Brian Sewell has never underestimated other people’s capacity to be curious and enjoy the wonders of the world – if given the opportunity. As a volunteer tutor in prisons he taught art history without making concessions and his classes were greatly appreciated by prisoners of whom little was usually expected. Now he takes the opportunity of Mr B and Pavlova’s journey from Pakistan to England via Persia, Turkey, Greece, Serbia, Germany and France to excite the interest of the curious young reader with asides about former travellers (eg Alexander the Great) or different foods, or languages, or Turkish rugs or great artists. (A surprise and delight to discover that Mr B (aka Brian) considers Käthe Kollwitz ‘the greatest woman artist ever’.) Lines of poetry also slip into Mr B’s mind.
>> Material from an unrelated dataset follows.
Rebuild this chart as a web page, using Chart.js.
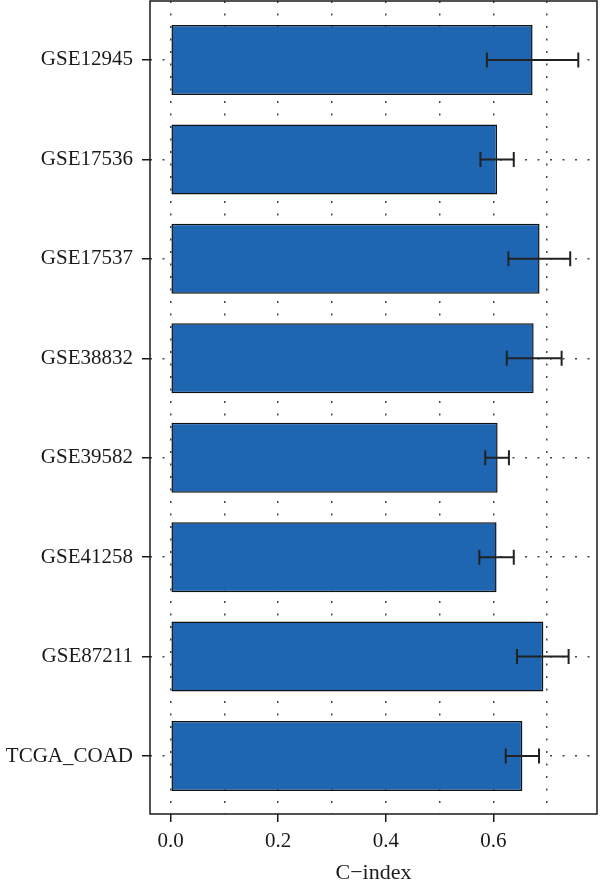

Thus a world of interest and opportunities for exploration is unfolded in a friendly, unpatronising, chatty narrative that will empower as well as delight.
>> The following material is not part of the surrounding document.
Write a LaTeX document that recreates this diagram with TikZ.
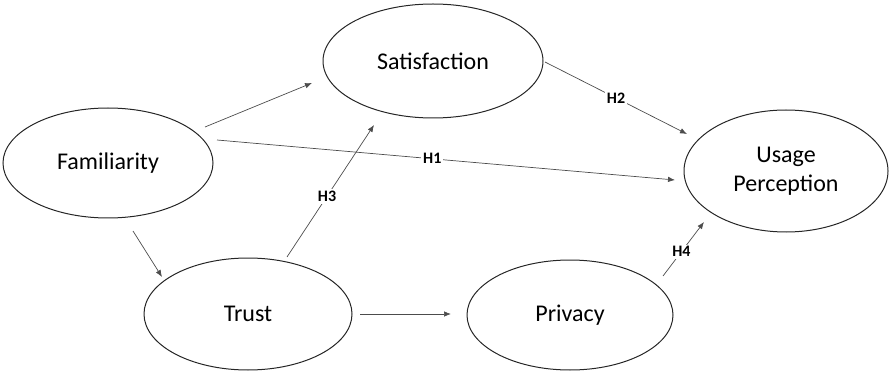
\documentclass[tikz,border=0pt]{standalone}
\usepackage{fontspec}
\setmainfont{Carlito}
\usetikzlibrary{shapes.geometric,arrows.meta}
\begin{document}
\begin{tikzpicture}[x=1pt,y=-1pt,
  construct/.style={ellipse,draw=black!85,line width=1pt,inner sep=0pt,font=\fontsize{24}{29}\selectfont,align=center},
  link/.style={draw=black!70,line width=0.7pt,-{Latex[length=7pt,width=5.5pt]}},
  hlabel/.style={fill=white,inner sep=2pt,font=\fontsize{16}{18}\selectfont\bfseries}]
\useasboundingbox (0,0) rectangle (893,371);
\node[construct,minimum width=220pt,minimum height=114pt] (sat) at (433,61) {Satisfaction};
\node[construct,minimum width=210pt,minimum height=110pt] (fam) at (108,163) {Familiarity};
\node[construct,minimum width=204pt,minimum height=122pt] (use) at (786,171) {Usage\\Perception};
\node[construct,minimum width=208pt,minimum height=112pt] (tru) at (248,314) {Trust};
\node[construct,minimum width=206pt,minimum height=110pt] (pri) at (570,315) {Privacy};
% connector end points
\coordinate (famA) at (205,127);
\coordinate (satA) at (312,83);
\coordinate (famB) at (217,140);
\coordinate (useB) at (675,180);
\coordinate (truA) at (287,257);
\coordinate (satB) at (374,125);
\coordinate (satC) at (545,62);
\coordinate (useC) at (687,134);
\coordinate (famC) at (133,231);
\coordinate (truB) at (162,277);
\coordinate (truC) at (360,314);
\coordinate (priA) at (451,314);
\coordinate (priB) at (663,276);
\coordinate (useD) at (704,222);
\draw[link] (famA) -- (satA);
\draw[link] (famB) -- node[hlabel,pos=0.47] {H1} (useB);
\draw[link] (truA) -- node[hlabel,pos=0.46] {H3} (satB);
\draw[link] (satC) -- node[hlabel,pos=0.5] {H2} (useC);
\draw[link] (famC) -- (truB);
\draw[link] (truC) -- (priA);
\draw[link] (priB) -- node[hlabel,pos=0.45] {H4} (useD);
\end{tikzpicture}
\end{document}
The book would have benefited from a more detailed map of Mr B and Pavlova’s journey than the simplified version given on the endpapers. However, Lasson’s decorative ink and wash illustrations afford Pavlova a gamine charm.
The story ends with Pavlova safely at home in Wimbledon with Mr (and Mrs) B and their dogs until the day that Mr B dies of old age. This is a poignant ending made the more so since the 84-year-old Sewell wrote this book while enduring radiotherapy. The story reveals aspects of its author – kindness, thoughtful honesty, gentleness, humour – perhaps not always apparent to those who only know him as an art critic. Now young readers have an opportunity to know him too via this delightful story.